United States (API / BSEE): The Eagle Ford Shale, Barnett Shale, and Marcellus Shale — three of the most productive North American unconventional petroleum systems — all show rhythmic lamination and geochemical cyclicity at Milankovitch frequencies that reflects orbital control on anoxic bottom water preservation and organic matter accumulation during the Late Cretaceous and Devonian oceanic anoxic events. USGS research groups have published extensively on Milankovitch-controlled sedimentation in the Western Interior Seaway (Cretaceous) and in the Devonian Appalachian Basin, providing the stratigraphic framework for unconventional resource plays in these basins. The Gulf of Mexico deep water Paleogene turbidite systems show orbital forcing signatures in sediment gravity flow frequency and organic carbon content that reflect Milankovitch-modulated climate variability in the source catchments of the Mississippi and other Gulf rivers.

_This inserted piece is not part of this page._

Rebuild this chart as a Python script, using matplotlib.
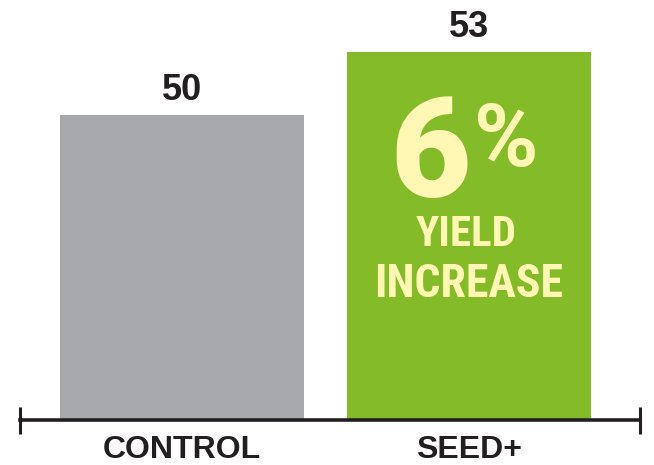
import matplotlib
matplotlib.use("Agg")
import matplotlib.pyplot as plt

categories = ["CONTROL", "SEED+"]
yields = [50, 53]
bar_colors = ["#A7A9AC", "#84BB29"]
increase_pct = "6"

dark = "#231F20"
cream = "#FFF8B4"

plt.rcParams['font.family'] = ['Liberation Sans', 'DejaVu Sans']

fig = plt.figure(figsize=(6.54, 4.65), dpi=100)
ax = fig.add_axes([20 / 654, 45 / 465, 620 / 654, 420 / 465])

x = list(range(len(categories)))
bars = ax.bar(x, yields, width=0.85, color=bar_colors, zorder=2)

ax.set_xlim(-0.5645, 1.596)
ax.set_ylim(35.5, 55.5)

# value labels above bars
for xi, v in zip(x, yields):
    ax.annotate(f"{v}", (xi, v), textcoords="offset points", xytext=(0, 11),
                ha="center", va="baseline", fontsize=26, fontweight="bold", color=dark)

# callout inside the green bar
top = yields[1]
heavy = ['Roboto', 'Liberation Sans']
ax.annotate(increase_pct, (1, top), textcoords="offset points", xytext=(-27.7, -103.7),
            ha="center", va="baseline", fontsize=100, fontweight=900, color=cream,
            family=heavy)
ax.annotate("%", (1, top), textcoords="offset points", xytext=(26.5, -82),
            ha="center", va="baseline", fontsize=63, fontweight="bold", color=cream,
            family=heavy)
narrow = ['Roboto Condensed', 'Liberation Sans']
ax.annotate("YIELD", (1, top), textcoords="offset points", xytext=(-1.8, -139),
            ha="center", va="baseline", fontsize=31, fontweight="bold", color=cream,
            family=narrow)
ax.annotate("INCREASE", (1, top), textcoords="offset points", xytext=(0, -176.4),
            ha="center", va="baseline", fontsize=33, fontweight="bold", color=cream,
            family=narrow)

# axis styling: only the baseline with end caps
for s in ["top", "left", "right"]:
    ax.spines[s].set_visible(False)
ax.spines["bottom"].set_linewidth(2.6)
ax.spines["bottom"].set_color(dark)
ax.spines["bottom"].set_zorder(3)
for xe in (0, 1):
    ax.plot([xe, xe], [-0.033, 0.03], transform=ax.transAxes, color=dark,
            linewidth=2.2, clip_on=False, solid_capstyle="butt")

ax.set_yticks([])
ax.set_xticks(x)
ax.set_xticklabels(categories, fontsize=23, fontweight="bold", color=dark)
ax.tick_params(axis="x", length=0, pad=11)

fig.savefig("out.png", dpi=100, facecolor="white")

Norway (Sodir / NORSOK): The Kimmeridge Clay (NCS equivalent: Draupne Formation) source rock of the North Sea shows well-documented Milankovitch cyclicity in TOC content, gamma ray response, and geochemical proxies that reflects Late Jurassic orbital forcing of organic carbon burial in the restricted North Sea basin. Cyclostratigraphic analysis of the Draupne Formation in NCS exploration wells has been used by Equinor and other operators to correlate thin organic-rich intervals between wells where biostratigraphic control is insufficient, improving the basin model for hydrocarbon generation timing in the Viking Graben petroleum system.

Middle East (Saudi Aramco): The Arab Formation parasequence cycles of the Arabian Platform are among the best-documented examples of Milankovitch-controlled carbonate cyclicity in the world petroleum literature — the 40 to 80 meter-scale shallowing-upward cycles of Arab D through Arab A represent the stacked products of third-order and fourth-order sea level oscillations at Milankovitch frequencies during the Late Jurassic. Aramco's stratigraphic studies of the Arab Formation have quantified the cycle stacking patterns across the Ghawar field, providing the geological basis for the layer-by-layer reservoir architecture that governs water injection design and production management in the world's largest oil field.